Godzilla and Mind Programming

When I was a kid I used to really like watching old monster movies. There were one or two channels that would always show these old movies on Saturday afternoons, and I would always look forward to watching them. Most of them were “B” movies from the fifties and sixties, and had really interesting plots and story lines. Many of them were Japanese monster movies, and had an underlying metaphor of nuclear holocaust and the dangers that go along with it.

One of things that I find interesting, in retrospect, is that despite the seemingly “out here” story lines and the funny fact that their voices never matched their mouths, I still remember being completely drawn into these stories. As soon as they started, I couldn’t help but to completely lose myself in this and forget everything else. I don’t know if it was because I was a kid, and hadn’t really experienced a lot of special effects that most people expect when they see a science fiction movie, or just that being a kid allows for much more imagination and less critical attention to things that “don’t make any logical sense.”
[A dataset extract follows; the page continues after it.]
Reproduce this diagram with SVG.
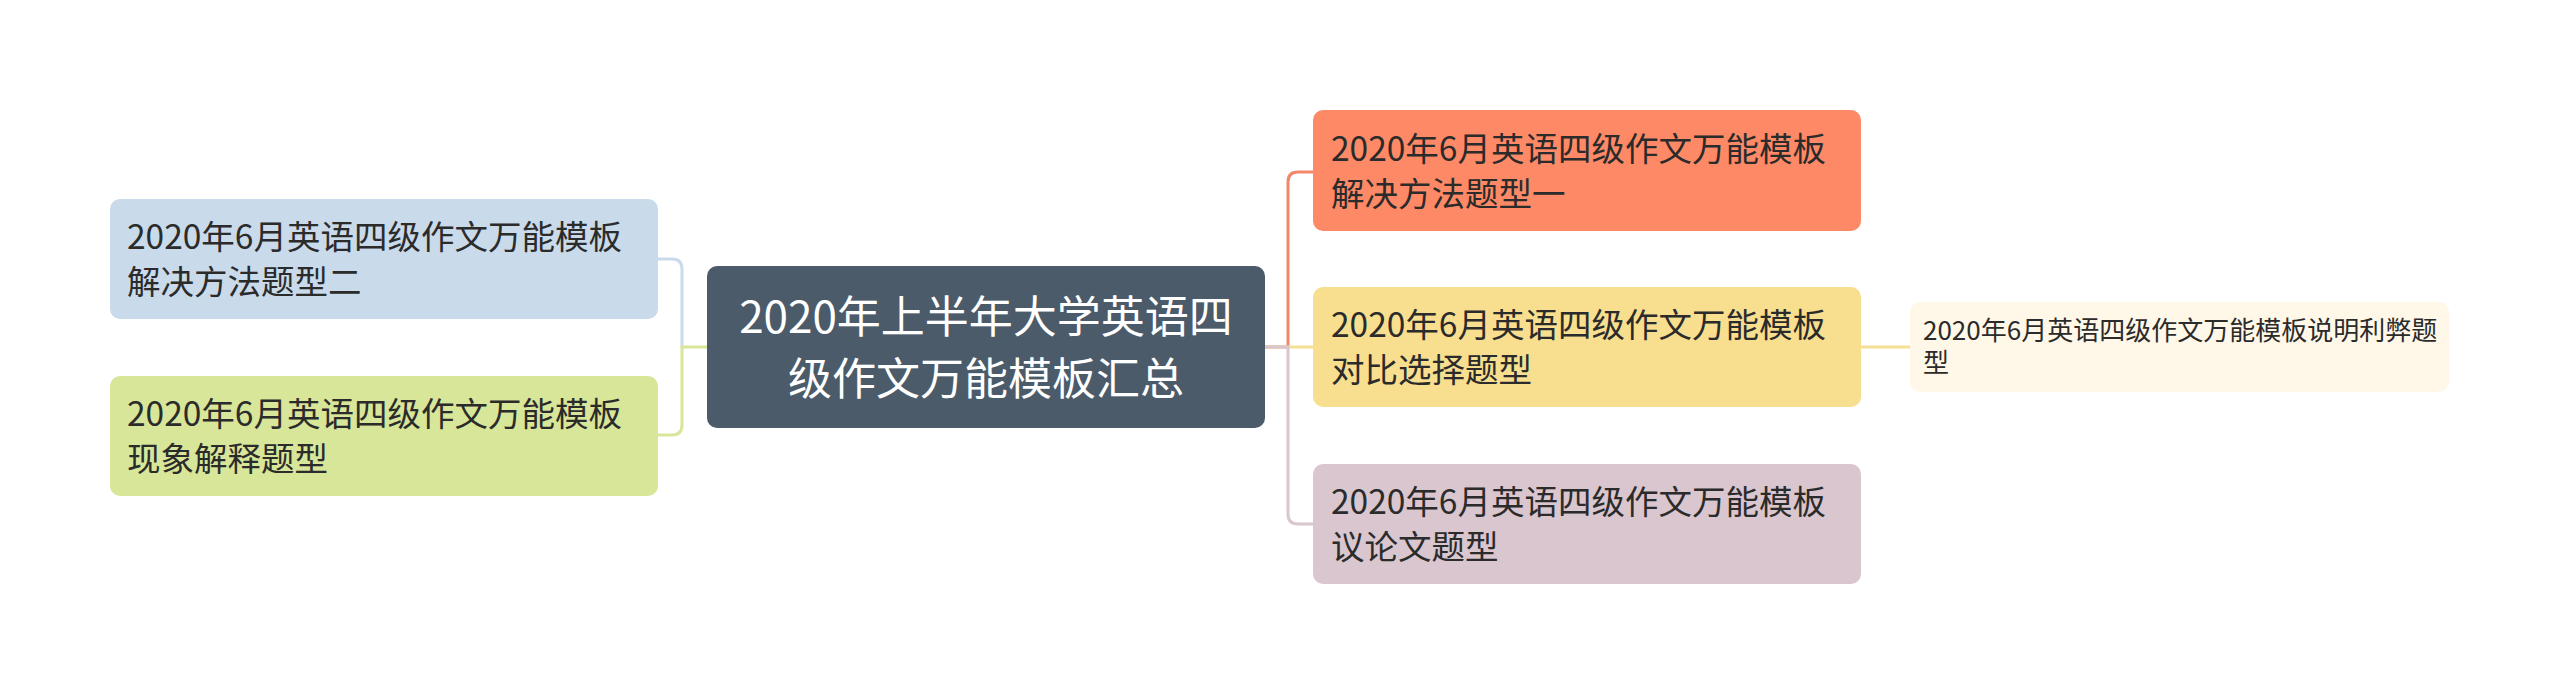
<svg xmlns="http://www.w3.org/2000/svg" width="2560" height="695" viewBox="0 0 2560 695">
<style>
.t{font-family:"Noto Sans CJK SC","Noto Sans",sans-serif;fill:#2b2b2b;font-size:33.5px}
.c{font-family:"Noto Sans CJK SC","Noto Sans",sans-serif;fill:#ffffff;font-size:44px}
.l{font-family:"Noto Sans CJK SC","Noto Sans",sans-serif;fill:#2b2b2b;font-size:26px}
.e{fill:none;stroke-width:3}
</style>
<rect width="2560" height="695" fill="#ffffff"/>
<g id="connectors">
<path class="e" stroke="#c9daea" d="M682,347 V269 Q682,259 672,259 H658"/>
<path class="e" stroke="#d7e699" d="M707,347 H682 V425 Q682,435 672,435 H658"/>
<path class="e" stroke="#f4876a" d="M1265,347 H1288 V182 Q1288,172 1298,172 H1313"/>
<path class="e" stroke="#f5df93" d="M1265,347 H1313"/>
<path class="e" stroke="#d9c6ce" d="M1265,347 H1288 V514 Q1288,524 1298,524 H1313"/>
<path class="e" stroke="#f5df93" d="M1861,347 H1910"/>
</g>
<g id="center">
<rect x="707" y="266" width="558" height="162" rx="10" fill="#4b5b6a"/>
<text class="c" x="986" y="333" text-anchor="middle">2020年上半年大学英语四</text>
<text class="c" x="986" y="395" text-anchor="middle">级作文万能模板汇总</text>
</g>
<g id="left1">
<rect x="110" y="199" width="548" height="120" rx="10" fill="#c9daea"/>
<text class="t" x="127" y="249">2020年6月英语四级作文万能模板</text>
<text class="t" x="127" y="294">解决方法题型二</text>
</g>
<g id="left2">
<rect x="110" y="376" width="548" height="120" rx="10" fill="#d7e699"/>
<text class="t" x="127" y="426">2020年6月英语四级作文万能模板</text>
<text class="t" x="127" y="471">现象解释题型</text>
</g>
<g id="right1">
<rect x="1313" y="110" width="548" height="121" rx="10" fill="#fe8966"/>
<text class="t" x="1331" y="161">2020年6月英语四级作文万能模板</text>
<text class="t" x="1331" y="206">解决方法题型一</text>
</g>
<g id="right2">
<rect x="1313" y="287" width="548" height="120" rx="10" fill="#f8df8f"/>
<text class="t" x="1331" y="337">2020年6月英语四级作文万能模板</text>
<text class="t" x="1331" y="382">对比选择题型</text>
</g>
<g id="right3">
<rect x="1313" y="464" width="548" height="120" rx="10" fill="#d9c6ce"/>
<text class="t" x="1331" y="514">2020年6月英语四级作文万能模板</text>
<text class="t" x="1331" y="559">议论文题型</text>
</g>
<g id="leaf">
<rect x="1910" y="302" width="539" height="90" rx="10" fill="#fff8e8"/>
<text class="l" x="1923" y="340">2020年6月英语四级作文万能模板说明利弊题</text>
<text class="l" x="1923" y="372">型</text>
</g>
</svg>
I remember reading a study where the researchers were talking about different brainwaves in adults. Apparently, there are four different levels of brainwaves, beta, alpha, theta, and delta. Beta being the highest vibration, and delta being the lowest. Alpha is kind of a daydreaming state, the kind when you are in a meeting, and your boss is droning on about the latest sales figures, and you start thinking about that hot date you have this weekend, and suddenly your boss says “Peterson! Peterson! I’m talking to you!” and you say “Huh?”

Then there is theta, which is supposedly a really good brainwave state to be in, as it allows you to reprogram your subconscious, have amazing mental experiences, like shamanistic journeying and out of body experiences, and remote viewing and all kinds of other good stuff. Your imagination is best while it is in theta. It’s that stage just before you drift off into sleep that you are kind of conscious, but kind of just wandering around in la la land. If you’ve ever slipped into theta while falling asleep, and then slipped back out, you know what I’m talking about. You have a feeling of “who, what was I just thinking about?”
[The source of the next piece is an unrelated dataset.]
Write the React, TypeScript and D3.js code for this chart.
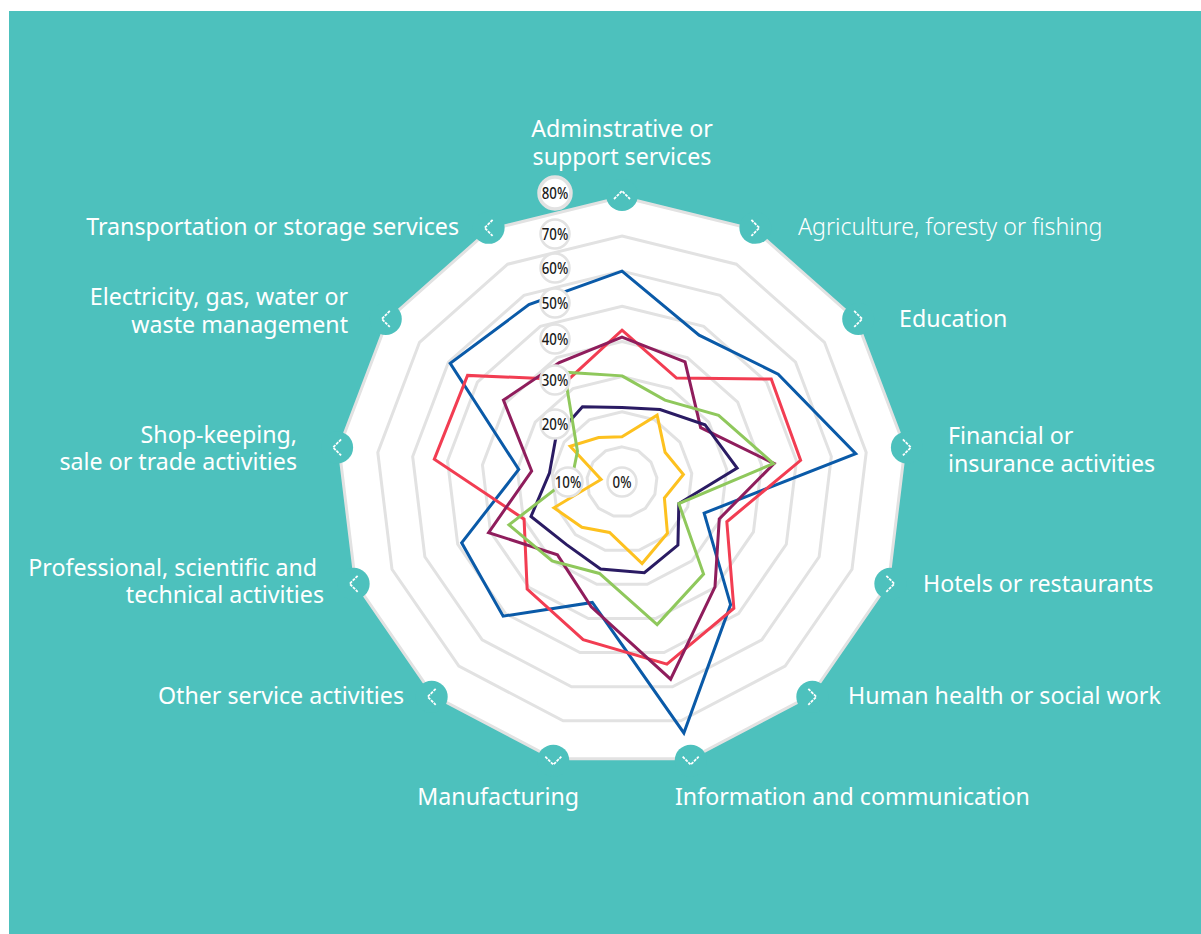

The brain is highly susceptible in the theta state. This is the best state to be in if your are undergoing hypnosis, because you can do things like learn to quit smoking, cut back on drinking, vastly improve your social skills, and remove any fears that you may have. And many studies indicate that children, up to about age 7 or 8, are almost always in the theta state.

Which explains why watching monster movies is so fascinating, even with cheesy special effects, obviously fake monsters, and voices that don’t match the actor’s lips. Of course, this is a double edge sword, both for kids and for parents. Anything you say to a kid, especially if it comes from an authority figure, will go straight in as unquestioned truth. Which is fantastic if you understand this and give kids empowering messages like, ” you can be anything you want to be,” or “there is no such thing as failure, you are always learning and getting better,” or “you are a worthy person who deserves success.” These can be wonderful messages to give to kids on a regular basis that will ensure they grow up to be happy self-sufficient individuals. Of course when you say things to them without thinking, or behave in ways that indicate any other that the above statements, that has a powerful effect as well.

The lowest form of brainwaves is delta, which is when you are deep asleep, even deeper than the dreaming state. Scientists believe that you only need less than an hour of delta sleep per night, and your good to go. Even if you sleep eight hours or more, and don’t get that delta state, you will still feel groggy all day, as if you only slept a few hours.

But my favorite was the Godzilla and Gamera movies. I even liked Gamara more than Godzilla, because I always believed Gamara to be a good guy, and Godzilla to be a bad guy. Gamara was always helping people out, while Godzilla was always walking all over Tokyo and generally causing mayhem.